No século XVIII apareceu a “guerra democrática” de nações, que por sua vez se tornaram atores soberanos. Essa também foi a guerra que incluía irregulares dando origem às guerrilhas no contexto do nacionalismo ascendente, e no qual o que precisava ser defendido era um dado território como prioridade primordial. No século XIX se pôde testemunhar a ascensão de guerras conduzidas em nome da humanidade, i.e., guerras de natureza moralizante e criminalizante, guerras baseadas em uma ideologia onde princípios abstratos eram defendidos. Este tipo de guerra assinalou o retorno da “guerra justa” (sua primeira aparição pôde ser observada durante a Guerra Civil Americana). A quarta forma de guerra é agora a guerra contra o “terror” (ou a “Guerra nas Estrelas”) – uma guerra de caráter assimétrico e total.
Em muitos sentidos nós já entramos na quarta dimensão da guerra. Entrar nessa quarta dimensão nos traz para mais perto do momento da verdade. A questão permanece quanto a qual será a configuração geral das questões neste século, as principais linhas de demarcação e as clivagens decisivas? Por enquanto nós vivemos em um tipo de interregnum. Porém, a partir de agora, a questão essencial deve ser abordada: o enigma do sujeito no processo histórico em um mundo cominado pelo capitalismo, no qual o próprio capitalismo está sujeito a terríveis contradições internas, enquanto ao mesmo tempo se torna cada vez mais forte, dia após dia. Quem será o sujeito histórico que abalará as coisas agora?
Ser um sujeito histórico e não um objeto da história de outros demanda pela autoconsciência e consciência de como se desdobrar na direção do próprio potencial. Heidegger falou no Ser (Dasein), um Ser moldado por seu tempo, aguardando para se desdobrar.
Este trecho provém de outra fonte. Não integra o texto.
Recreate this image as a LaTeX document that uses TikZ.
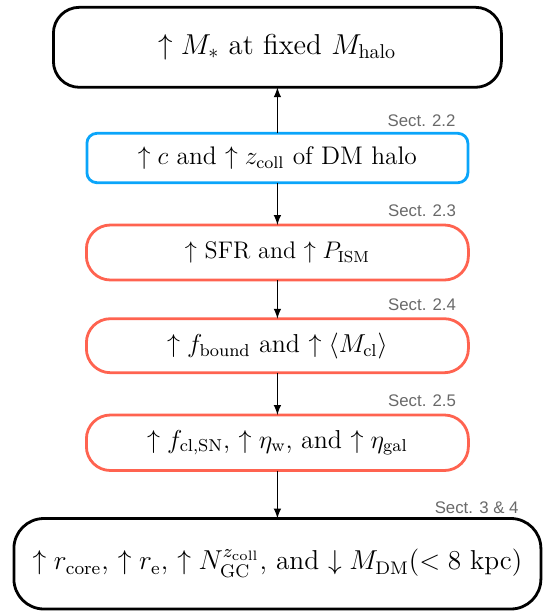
\documentclass[tikz,border=0pt]{standalone}
\usepackage{amsmath}
\usepackage{graphicx}
\usepackage{fontspec}
\newfontfamily\sectfont{Liberation Sans}
\usetikzlibrary{positioning, arrows}

\definecolor{haloblue}{RGB}{10,165,250}
\definecolor{gasred}{RGB}{255,99,80}
\definecolor{sectgray}{RGB}{105,105,105}

\newcommand{\enlargetext}[2][1.08]{\scalebox{#1}{#2}}

\begin{document}
\begin{tikzpicture}[->, >=latex, node distance = 20pt, auto,
	box/.style  = {draw=black, line width=1.4pt, outer sep=0pt, rounded corners=13pt, align=center, font=\Large},
	halo/.style = {box, draw=haloblue, rounded corners=5pt, font=\large},
	gas/.style  = {box, draw=gasred, rounded corners=12pt, font=\large},
	sect/.style = {font=\sectfont\fontsize{8.4}{9}\selectfont, text=sectgray, inner sep=0pt, anchor=south east}]
				\useasboundingbox (0,0) rectangle (271.5pt,-306pt);
				
				\node (mstar) [box, minimum width=224pt, minimum height=40pt]  at (138.7pt,-23.65pt) {$\uparrow M_{*}$ at fixed $M_{\rm halo}$};
				\node (conc)  [halo, minimum width=190.5pt, minimum height=24.7pt, below = 23pt of mstar] {\enlargetext[1.06]{$\uparrow c$ and $\uparrow z_{\rm coll}$ of DM halo}};
				\node (sfr)   [gas, minimum width=191pt, minimum height=27.5pt, below = 21.15pt of conc] {$\uparrow$ SFR and $\uparrow P_{\rm ISM}$};
				\node (bound) [gas, minimum width=191pt, minimum height=27pt, below = 19.35pt of sfr]
				              {\enlargetext{$\uparrow f_{\rm bound}$ and $\uparrow \langle M_{\rm cl}\rangle$}};
				\node (fb)    [gas, minimum width=191pt, minimum height=27.75pt, below = 21.15pt of bound]
				              {\enlargetext{$\uparrow f_{\rm cl,SN}$, $\uparrow \eta_{\rm w}$, and $\uparrow \eta_{\rm gal}$}};
				\node (res)   [box, minimum width=263.5pt, minimum height=45.25pt, rounded corners=15pt, below = 24pt of fb, font=\large]
				              {\enlargetext[1.14]{$\uparrow r_{\rm core}$, $\uparrow r_{\rm e}$, $\uparrow N_{\rm GC}^{z_{\rm coll}}$, and $\downarrow M_{\rm DM}(<8$ kpc$)$}};
				
				% section tags
				\node (s22) [sect, above left = 3pt and 6pt of conc.north east]  {Sect. 2.2};
				\node (s23) [sect, above left = 4pt and 6pt of sfr.north east]   {Sect. 2.3};
				\node (s24) [sect, above left = 4pt and 6pt of bound.north east] {Sect. 2.4};
				\node (s25) [sect, above left = 4pt and 6pt of fb.north east]    {Sect. 2.5};
				\node (s34) [sect, above left = 2pt and 11pt of res.north east]  {Sect. 3 \& 4};
				
				\path[line width=0.7pt]
				(conc)  edge (mstar)
				(conc)  edge (sfr)
				(sfr)   edge (bound)
				(bound) edge (fb)
				(fb)    edge (res)
				;
				
			\end{tikzpicture}
\end{document}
Mas há também um Ser (Dasein) dos povos no sentido político do termo. Todos os povos estão aguardando para ver o fim de sua alienação – enquanto povos. Encarando as formas objetificadas de seu trabalho – que é representado pelo capital – eles precisam se afirmar como sujeitos históricos na era presente – de modo a poderem se tornar os sujeitos de seus próprios empreendimentos sociais.